Today is the VIGIL of Easter, a strange day in the Church’s calendar, a day of absent presence, of fruitful barrenness. No Mass has been said since Thursday evening. In this intermediate time, this day that is like a blank, Emmanuel is apparently not-with-us, yet by that very absence he has entered into the blank times of our lives, the time between hope that seems lost and life renewed. How much less powerful a sign it would have been to us wanderers in the desert, had Christ been raised up on the evening of the day when he died, and the disciples had only to turn to see him again … This is the day when the half-believer goes home and gets drunk; when the women are dazed and do not speak to their own children; when the difference between day and night is but a shading of gray and gray.
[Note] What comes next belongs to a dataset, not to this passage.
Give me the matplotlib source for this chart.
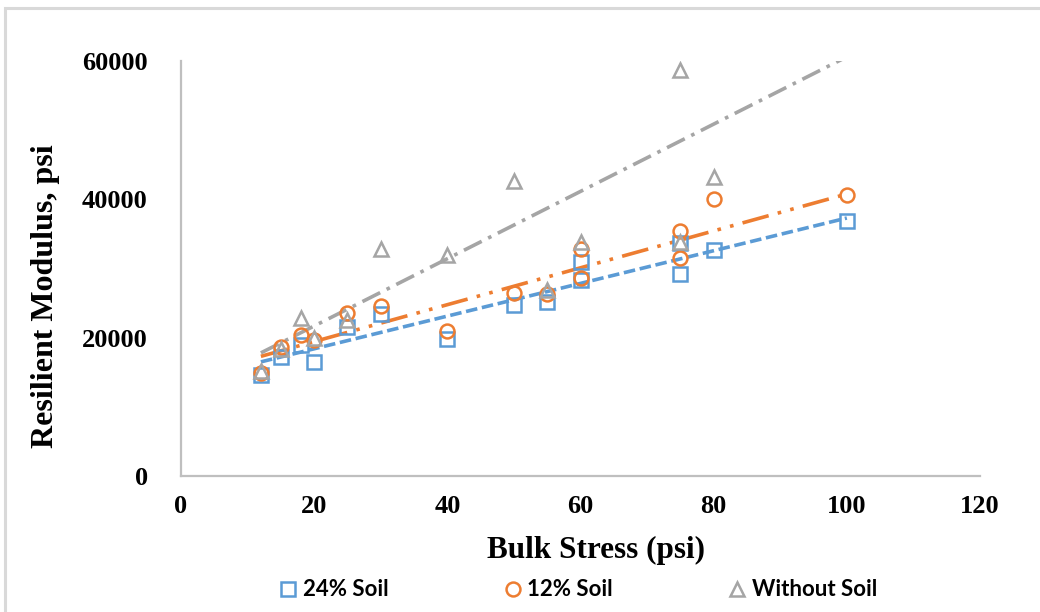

But we, after the Resurrection, keep WATCH on this day, both in expectation of what will happen, and in commemoration of what has happened.

The word VIGIL comes from Latin: VIGILARE = to stay AWAKE, to be VIGILANT, to keep WATCH, as a sentry does. Its root is productive in Latin and in the Germanic languages: you cannot keep a good VIGIL unless you have VIGOR: and that VIGOR implies growth, as in VEGETATION. From the French we have those bugle calls that rouse you from sleep: REVEILLE. The Indo European root gives us Anglo Saxon WACAN, to WAKE, and the derivative WACJAN > WAECCAN > Modern English WATCH.